Во многих литературных источниках пишется, что вампир может войти в жилище только лишь если его впустят туда добровольно. Это правило действует и здесь. Разумеется, вломиться в комнату охранники могут в любое время, но вот для того, чтобы влезть в душу, вцепиться в горло и начать вытягивать жизнь, им приходится прибегать к лживым обещаниям и иногда угрозам. Идеальный способ контроля — это УДО, человек добровольно отказывается от любых претензий к местной власти и подставляет свое горло под укус, надеясь пораньше выйти. Потом его, высосанного досуха, могут выпустить наружу с унизительной характеристикой наподобие: «с энтузиазмом воспринимает воспитательные мероприятия». А могут и оставить здесь, если им будет лень избавляться от отбросов. Добровольно укушенный попадает в кабальную зависимость от упыря. Тот даже может немного подкармливать его со своего стола, в обмен на лояльность и мелкие услуги.
Чтобы успешно держать в подчинении массу, людей следует сталкивать между собой, провоцировать конфликты среди заключенных. Именно поэтому настоящий бунт в тюрьме — такая большая редкость: власть держится не на силе оружия, которой было бы недостаточно, а на страхе и интригах. В голосе некоторых «сержантов» и прапорщиков часто слышатся подавляемые извиняющиеся нотки, особенно когда дежурная смена заходит будить нас поутру. Словно они говорят: «ребята, я понимаю, что делаю мерзкую работу, но у меня нет выбора, вы уж не злитесь на меня». Скоро им придется либо сменить профессию, либо убедить себя в том, что зэки — не люди, и начать испытывать удовольствие от своей пусть мизерной, но все равно власти.
* * *
В карантин приехал народный целитель. Срок 14 лет, из них уже отсидел 10. С 2004 года исцеляет по фотографии и почерку, а с 2008 работает личным астральным телохранителем Фиделя Кастро. После освобождения планирует ехать в Россию, чтобы стать домашним доктором и первым советником Путина и Медведева.
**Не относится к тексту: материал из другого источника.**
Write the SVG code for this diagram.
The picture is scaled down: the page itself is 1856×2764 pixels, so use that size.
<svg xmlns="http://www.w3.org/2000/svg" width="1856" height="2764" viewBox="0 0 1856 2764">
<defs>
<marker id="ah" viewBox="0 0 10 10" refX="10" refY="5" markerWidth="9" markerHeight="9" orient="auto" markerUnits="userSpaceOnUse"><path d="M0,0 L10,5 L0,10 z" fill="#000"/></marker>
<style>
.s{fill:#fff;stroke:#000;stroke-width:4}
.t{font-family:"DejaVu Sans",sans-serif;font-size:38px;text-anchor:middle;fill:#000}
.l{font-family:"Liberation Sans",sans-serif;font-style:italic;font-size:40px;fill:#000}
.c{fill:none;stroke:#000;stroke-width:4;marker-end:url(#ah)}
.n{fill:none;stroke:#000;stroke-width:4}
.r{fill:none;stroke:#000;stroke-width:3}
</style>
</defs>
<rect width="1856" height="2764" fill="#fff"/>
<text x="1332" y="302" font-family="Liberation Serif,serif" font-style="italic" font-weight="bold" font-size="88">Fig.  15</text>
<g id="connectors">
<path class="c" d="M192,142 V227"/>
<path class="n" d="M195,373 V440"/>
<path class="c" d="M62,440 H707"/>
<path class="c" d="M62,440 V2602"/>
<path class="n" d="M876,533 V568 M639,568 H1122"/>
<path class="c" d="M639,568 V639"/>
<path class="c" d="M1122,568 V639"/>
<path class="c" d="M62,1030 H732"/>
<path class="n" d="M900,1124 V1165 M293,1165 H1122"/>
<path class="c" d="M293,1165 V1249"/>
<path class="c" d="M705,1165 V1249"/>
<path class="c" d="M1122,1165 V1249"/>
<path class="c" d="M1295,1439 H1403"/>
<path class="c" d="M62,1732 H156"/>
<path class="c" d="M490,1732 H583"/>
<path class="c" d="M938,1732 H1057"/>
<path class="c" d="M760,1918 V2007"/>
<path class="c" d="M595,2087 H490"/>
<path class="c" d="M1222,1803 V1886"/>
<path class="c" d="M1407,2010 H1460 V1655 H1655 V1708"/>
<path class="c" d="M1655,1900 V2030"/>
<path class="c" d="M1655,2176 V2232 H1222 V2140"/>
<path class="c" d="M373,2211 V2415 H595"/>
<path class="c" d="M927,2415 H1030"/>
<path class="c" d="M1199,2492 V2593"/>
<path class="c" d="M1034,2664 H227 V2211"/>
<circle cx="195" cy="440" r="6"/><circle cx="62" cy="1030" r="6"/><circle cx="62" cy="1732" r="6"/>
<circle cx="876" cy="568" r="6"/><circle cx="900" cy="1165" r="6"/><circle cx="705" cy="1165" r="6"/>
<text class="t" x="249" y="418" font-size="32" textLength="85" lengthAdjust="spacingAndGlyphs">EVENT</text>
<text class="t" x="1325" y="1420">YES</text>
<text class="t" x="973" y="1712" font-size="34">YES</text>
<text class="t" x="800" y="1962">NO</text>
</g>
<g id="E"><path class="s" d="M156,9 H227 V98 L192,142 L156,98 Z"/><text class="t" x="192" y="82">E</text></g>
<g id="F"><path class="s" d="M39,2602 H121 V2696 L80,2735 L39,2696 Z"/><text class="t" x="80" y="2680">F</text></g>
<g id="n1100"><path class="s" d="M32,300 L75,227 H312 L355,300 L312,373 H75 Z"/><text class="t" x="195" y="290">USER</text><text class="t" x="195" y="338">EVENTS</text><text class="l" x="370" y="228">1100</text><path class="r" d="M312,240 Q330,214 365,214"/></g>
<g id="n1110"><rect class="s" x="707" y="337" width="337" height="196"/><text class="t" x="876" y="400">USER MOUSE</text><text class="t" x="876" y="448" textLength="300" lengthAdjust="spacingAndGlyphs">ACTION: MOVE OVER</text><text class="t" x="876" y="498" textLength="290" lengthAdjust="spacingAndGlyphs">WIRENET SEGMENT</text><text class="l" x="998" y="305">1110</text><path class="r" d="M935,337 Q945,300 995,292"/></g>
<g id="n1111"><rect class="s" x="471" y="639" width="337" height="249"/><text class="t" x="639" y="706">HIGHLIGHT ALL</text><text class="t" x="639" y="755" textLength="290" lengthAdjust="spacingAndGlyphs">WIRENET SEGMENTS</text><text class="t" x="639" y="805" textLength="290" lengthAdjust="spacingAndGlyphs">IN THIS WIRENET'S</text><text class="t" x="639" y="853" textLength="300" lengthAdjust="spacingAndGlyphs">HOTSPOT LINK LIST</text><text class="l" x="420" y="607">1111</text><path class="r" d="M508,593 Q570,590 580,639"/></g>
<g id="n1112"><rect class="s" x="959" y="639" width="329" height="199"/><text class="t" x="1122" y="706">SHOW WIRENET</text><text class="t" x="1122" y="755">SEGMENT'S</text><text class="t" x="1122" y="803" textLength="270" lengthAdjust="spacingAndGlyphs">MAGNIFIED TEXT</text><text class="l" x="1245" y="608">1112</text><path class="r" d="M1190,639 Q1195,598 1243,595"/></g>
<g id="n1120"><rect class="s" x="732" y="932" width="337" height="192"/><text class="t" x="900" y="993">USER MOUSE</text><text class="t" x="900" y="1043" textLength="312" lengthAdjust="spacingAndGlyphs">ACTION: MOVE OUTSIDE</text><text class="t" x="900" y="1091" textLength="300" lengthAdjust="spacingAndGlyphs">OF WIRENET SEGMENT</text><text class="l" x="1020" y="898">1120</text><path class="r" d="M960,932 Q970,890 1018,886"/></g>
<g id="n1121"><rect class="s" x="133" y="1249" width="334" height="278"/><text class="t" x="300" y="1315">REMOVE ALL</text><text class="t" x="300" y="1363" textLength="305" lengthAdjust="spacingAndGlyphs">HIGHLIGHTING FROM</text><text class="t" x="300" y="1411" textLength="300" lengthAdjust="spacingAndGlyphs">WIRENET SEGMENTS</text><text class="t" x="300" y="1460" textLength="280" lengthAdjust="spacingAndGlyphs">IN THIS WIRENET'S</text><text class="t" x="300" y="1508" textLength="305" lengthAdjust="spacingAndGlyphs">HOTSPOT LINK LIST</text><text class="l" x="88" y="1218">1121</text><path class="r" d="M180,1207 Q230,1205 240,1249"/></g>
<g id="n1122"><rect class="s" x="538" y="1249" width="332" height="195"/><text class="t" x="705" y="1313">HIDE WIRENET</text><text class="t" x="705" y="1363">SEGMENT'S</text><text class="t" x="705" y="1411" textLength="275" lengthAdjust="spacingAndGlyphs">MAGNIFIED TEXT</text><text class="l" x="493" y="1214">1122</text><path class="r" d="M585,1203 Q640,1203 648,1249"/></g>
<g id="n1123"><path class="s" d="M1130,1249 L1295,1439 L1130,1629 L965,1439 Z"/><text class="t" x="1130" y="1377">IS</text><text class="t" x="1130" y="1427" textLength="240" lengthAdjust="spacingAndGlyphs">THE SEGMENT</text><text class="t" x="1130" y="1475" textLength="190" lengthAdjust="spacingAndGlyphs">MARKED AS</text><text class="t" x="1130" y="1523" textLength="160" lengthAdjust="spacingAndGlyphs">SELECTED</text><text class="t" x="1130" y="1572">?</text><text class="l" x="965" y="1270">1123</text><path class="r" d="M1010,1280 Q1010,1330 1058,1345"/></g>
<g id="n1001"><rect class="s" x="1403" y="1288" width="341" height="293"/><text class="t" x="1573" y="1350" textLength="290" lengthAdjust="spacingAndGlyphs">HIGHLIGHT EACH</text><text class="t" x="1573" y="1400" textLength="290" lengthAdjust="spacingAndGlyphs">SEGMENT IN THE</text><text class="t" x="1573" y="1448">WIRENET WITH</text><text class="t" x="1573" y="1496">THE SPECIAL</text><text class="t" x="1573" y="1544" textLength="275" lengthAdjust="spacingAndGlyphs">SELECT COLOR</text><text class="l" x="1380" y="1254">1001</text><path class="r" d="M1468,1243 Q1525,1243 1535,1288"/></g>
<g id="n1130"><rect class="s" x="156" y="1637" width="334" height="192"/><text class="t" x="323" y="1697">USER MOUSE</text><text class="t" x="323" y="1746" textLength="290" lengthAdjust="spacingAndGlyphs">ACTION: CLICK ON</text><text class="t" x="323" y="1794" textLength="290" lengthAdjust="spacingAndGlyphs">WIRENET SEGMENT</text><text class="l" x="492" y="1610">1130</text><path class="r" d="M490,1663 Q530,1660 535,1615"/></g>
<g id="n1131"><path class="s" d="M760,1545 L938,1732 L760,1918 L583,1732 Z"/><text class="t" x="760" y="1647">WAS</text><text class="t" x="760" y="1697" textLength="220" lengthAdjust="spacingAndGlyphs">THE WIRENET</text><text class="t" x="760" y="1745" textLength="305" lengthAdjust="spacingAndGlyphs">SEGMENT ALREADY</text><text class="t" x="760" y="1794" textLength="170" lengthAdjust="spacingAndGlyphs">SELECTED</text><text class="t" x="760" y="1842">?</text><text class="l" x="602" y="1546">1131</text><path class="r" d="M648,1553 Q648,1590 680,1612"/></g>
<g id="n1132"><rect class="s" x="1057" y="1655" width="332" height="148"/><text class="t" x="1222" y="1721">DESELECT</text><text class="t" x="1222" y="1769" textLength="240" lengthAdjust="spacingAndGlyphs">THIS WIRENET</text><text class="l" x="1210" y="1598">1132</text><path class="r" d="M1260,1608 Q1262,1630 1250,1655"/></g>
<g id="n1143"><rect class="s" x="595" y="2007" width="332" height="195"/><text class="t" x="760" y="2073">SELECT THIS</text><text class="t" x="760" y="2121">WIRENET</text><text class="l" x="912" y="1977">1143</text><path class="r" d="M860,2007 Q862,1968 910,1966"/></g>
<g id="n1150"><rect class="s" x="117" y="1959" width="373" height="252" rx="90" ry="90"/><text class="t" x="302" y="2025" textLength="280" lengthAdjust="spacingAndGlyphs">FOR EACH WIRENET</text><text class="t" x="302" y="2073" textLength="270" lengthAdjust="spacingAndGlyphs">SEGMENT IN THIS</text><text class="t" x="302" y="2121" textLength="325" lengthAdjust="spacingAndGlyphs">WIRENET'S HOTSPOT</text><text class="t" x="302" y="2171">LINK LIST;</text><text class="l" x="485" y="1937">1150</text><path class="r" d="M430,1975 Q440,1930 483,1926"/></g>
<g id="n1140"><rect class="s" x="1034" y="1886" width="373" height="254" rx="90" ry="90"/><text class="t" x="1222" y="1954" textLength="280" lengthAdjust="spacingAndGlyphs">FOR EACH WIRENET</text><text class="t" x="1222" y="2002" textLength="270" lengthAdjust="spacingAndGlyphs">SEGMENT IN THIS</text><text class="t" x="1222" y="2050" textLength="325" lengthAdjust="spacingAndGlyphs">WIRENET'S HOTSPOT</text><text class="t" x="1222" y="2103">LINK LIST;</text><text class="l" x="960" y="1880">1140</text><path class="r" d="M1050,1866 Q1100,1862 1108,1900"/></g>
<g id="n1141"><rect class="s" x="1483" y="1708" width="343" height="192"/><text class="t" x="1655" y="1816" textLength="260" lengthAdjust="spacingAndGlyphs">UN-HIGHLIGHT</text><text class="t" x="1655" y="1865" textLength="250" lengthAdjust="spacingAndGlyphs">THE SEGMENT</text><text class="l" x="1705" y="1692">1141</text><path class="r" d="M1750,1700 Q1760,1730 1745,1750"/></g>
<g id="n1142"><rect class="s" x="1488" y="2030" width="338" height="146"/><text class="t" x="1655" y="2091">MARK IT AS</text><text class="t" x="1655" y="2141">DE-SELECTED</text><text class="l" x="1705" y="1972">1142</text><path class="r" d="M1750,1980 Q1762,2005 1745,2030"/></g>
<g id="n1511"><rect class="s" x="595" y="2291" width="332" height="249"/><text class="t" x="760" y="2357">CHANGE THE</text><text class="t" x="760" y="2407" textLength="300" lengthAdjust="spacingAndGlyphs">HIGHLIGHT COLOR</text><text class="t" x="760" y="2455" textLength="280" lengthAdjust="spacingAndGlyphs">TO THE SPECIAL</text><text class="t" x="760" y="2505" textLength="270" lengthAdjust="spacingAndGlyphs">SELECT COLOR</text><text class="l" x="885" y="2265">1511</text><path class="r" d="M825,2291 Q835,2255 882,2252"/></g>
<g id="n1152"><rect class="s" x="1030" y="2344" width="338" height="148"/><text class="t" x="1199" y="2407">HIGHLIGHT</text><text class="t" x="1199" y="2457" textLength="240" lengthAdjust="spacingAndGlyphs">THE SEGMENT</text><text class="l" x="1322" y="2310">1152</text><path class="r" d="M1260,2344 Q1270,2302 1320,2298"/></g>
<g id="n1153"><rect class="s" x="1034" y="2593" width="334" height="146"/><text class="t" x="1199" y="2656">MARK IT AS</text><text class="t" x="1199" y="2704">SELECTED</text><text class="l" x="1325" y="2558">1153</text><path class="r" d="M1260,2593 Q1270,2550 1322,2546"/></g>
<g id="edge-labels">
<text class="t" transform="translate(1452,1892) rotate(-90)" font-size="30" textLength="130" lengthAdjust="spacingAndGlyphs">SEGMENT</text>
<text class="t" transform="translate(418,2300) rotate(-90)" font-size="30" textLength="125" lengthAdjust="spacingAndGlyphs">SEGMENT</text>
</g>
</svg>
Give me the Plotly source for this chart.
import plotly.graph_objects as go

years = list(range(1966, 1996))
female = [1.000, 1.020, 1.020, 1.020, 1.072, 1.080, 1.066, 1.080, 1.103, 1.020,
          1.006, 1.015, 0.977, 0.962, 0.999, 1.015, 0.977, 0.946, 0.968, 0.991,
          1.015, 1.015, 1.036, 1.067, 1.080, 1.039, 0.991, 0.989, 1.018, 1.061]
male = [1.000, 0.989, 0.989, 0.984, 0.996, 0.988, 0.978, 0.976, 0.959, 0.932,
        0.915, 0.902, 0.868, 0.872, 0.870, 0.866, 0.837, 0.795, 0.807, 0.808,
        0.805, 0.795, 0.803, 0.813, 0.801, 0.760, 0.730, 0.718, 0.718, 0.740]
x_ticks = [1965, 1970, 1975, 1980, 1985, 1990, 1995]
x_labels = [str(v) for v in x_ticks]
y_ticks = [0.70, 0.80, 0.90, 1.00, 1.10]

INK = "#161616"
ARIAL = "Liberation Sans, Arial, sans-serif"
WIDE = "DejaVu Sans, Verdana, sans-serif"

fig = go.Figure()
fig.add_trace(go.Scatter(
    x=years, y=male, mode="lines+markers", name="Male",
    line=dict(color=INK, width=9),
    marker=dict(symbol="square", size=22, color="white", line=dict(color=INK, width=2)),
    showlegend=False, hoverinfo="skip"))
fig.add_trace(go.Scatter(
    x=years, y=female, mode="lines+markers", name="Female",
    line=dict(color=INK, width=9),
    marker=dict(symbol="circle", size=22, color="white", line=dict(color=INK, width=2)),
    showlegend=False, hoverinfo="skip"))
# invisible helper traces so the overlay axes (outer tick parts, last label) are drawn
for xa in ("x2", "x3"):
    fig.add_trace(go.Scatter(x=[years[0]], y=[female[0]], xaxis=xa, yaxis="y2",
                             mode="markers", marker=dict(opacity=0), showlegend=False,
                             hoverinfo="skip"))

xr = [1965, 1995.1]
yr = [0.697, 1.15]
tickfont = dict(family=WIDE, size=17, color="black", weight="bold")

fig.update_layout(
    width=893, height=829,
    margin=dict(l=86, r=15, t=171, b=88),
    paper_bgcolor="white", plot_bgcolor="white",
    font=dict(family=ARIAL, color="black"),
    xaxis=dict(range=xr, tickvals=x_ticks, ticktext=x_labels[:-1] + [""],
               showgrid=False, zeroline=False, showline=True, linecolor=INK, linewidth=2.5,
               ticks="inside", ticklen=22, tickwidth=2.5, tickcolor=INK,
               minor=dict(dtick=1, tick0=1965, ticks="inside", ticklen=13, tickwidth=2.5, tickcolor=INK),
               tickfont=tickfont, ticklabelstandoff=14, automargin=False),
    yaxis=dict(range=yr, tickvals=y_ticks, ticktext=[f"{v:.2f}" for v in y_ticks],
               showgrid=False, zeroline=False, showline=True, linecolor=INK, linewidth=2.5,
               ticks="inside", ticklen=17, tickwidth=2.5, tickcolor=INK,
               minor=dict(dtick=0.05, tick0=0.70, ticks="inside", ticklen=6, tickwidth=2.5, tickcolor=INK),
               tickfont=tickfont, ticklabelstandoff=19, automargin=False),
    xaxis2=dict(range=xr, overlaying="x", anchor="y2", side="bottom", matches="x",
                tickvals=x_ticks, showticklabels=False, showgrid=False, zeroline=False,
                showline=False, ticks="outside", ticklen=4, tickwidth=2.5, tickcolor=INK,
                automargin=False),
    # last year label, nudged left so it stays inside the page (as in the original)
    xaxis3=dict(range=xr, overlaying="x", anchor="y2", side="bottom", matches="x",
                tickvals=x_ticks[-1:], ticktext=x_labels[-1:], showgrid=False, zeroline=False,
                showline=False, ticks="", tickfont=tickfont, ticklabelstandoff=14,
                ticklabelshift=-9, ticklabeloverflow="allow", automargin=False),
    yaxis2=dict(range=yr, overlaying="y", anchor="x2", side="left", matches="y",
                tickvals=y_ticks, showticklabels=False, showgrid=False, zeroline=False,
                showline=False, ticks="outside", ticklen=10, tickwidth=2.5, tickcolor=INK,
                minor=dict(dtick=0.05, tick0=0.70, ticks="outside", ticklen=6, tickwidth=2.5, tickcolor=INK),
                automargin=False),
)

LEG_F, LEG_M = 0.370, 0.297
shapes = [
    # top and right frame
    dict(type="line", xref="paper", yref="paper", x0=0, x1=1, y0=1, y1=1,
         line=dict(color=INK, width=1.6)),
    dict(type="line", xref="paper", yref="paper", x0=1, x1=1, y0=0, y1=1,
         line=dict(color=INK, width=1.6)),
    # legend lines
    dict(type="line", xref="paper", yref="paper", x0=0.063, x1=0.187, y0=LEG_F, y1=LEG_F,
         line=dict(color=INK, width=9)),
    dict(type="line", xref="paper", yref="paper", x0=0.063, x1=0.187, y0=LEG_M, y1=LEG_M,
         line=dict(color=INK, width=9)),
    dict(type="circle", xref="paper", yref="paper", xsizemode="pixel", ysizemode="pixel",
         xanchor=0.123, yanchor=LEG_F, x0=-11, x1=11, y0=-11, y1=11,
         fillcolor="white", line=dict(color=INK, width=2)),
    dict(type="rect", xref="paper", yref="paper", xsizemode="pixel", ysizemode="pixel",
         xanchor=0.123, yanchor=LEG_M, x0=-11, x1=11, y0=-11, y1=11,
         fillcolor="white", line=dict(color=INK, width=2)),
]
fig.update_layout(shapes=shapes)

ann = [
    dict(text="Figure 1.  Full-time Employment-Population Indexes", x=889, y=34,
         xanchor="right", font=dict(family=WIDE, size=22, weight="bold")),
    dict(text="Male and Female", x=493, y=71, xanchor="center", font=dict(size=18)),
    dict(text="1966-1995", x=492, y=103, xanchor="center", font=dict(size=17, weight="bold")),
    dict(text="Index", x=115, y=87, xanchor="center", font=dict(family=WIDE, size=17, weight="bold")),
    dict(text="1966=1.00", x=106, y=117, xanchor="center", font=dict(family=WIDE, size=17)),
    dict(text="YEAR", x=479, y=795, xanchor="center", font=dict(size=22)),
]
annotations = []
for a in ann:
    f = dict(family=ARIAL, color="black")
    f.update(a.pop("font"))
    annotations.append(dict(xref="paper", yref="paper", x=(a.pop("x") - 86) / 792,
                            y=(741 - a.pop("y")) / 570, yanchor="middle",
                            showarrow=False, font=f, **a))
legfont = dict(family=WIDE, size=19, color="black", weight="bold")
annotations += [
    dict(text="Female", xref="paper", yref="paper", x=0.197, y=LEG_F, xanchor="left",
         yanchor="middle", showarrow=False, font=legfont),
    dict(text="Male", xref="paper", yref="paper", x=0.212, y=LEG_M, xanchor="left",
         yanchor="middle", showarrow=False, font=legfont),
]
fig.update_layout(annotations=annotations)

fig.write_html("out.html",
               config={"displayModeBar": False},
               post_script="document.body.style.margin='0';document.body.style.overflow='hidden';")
Уверен, что у него все получится.
13.05.2011
Тамплиеры из Коцюбинского
В последнее время в наш исправительный центр зачастили комиссии из Киева. Ездят они не только к нам: стул под начальником государственной пенитенциарной службы (которую по старой памяти все так же называют департаментом по исполнению наказаний) шатается: не так давно правозащитники обнародовали очередную порцию информации о пытках в харьковских тюрьмах.
Если в окрестностях столицы каннибализм выходит из моды, уступая место охоте, собирательству, а иногда даже сельскому хозяйству с элементами рабовладения, то в провинции тюремщики еще не прошли людоедский этап исторического развития. Коцюбинское — крайне удачное место для образцово-показательных инспекций: по сравнению с адом большинства украинских тюрем местное чистилище выглядит вполне безобидно. Тем более, что теперь любую проверку здесь можно свести к трехчасовой беседе с Александром Володарским и написанию отчетов о том, применяют ли к нему «меры физического воздействия» (нет, не применяют).
Не так давно приезжал господин Старенький, в прошлом начальник киевского СИЗО № 13. Я застал его правление в конце 2009 года. Полтора месяца в перенаселенной камере (35 человек на 20 спальных мест), воспаление легких, которое лечили аспирином, запрет на передачу всех книг, кроме религиозных (до сих пор не могу найти этому логическое объяснение), человек, лежавший в углу камеры и испражнявшийся под себя, который не мог есть и толком ходить (охранники лечили его ободряющими оскорблениями, а когда отвезли в санчасть — было слишком поздно). Все эти чудесные воспоминания заставляют меня относиться к господину Старенькому с большой личной симпатией. Не удивительно, что такой ценный кадр в скором времени получил повышение и теперь ездит по области с проверками. После того, как нацисты в комиссии по защите морали объявили войну ксенофобии, а политики, еще вчера обещавшие ввести диктатуру по заявкам, выступают в защиту демократических ценностей, я окончательно перестал удивляться парадоксам и начал находить в них особую высшую гармонию.
* * *
Какое-то время работал вместе с электриками, чинили проводку на моем этаже. Теперь в коридоре есть свет, а электрочайник можно включить, не опасаясь возгорания. Получил таким образом свое первое «поощрение», осталось получить еще одно, и я перестану считаться нарушителем и смогу требовать пропуск за пределы общежития. Прикладная диалектика: чтобы хоть частично освободиться от доводящего до безумия прессинга Правил, приходится действовать в согласии с этими Правилами. Впрочем, проводка была нужна, в первую очередь, нам самим, это тот редкий случай, когда за благодарность от администрации не стыдно.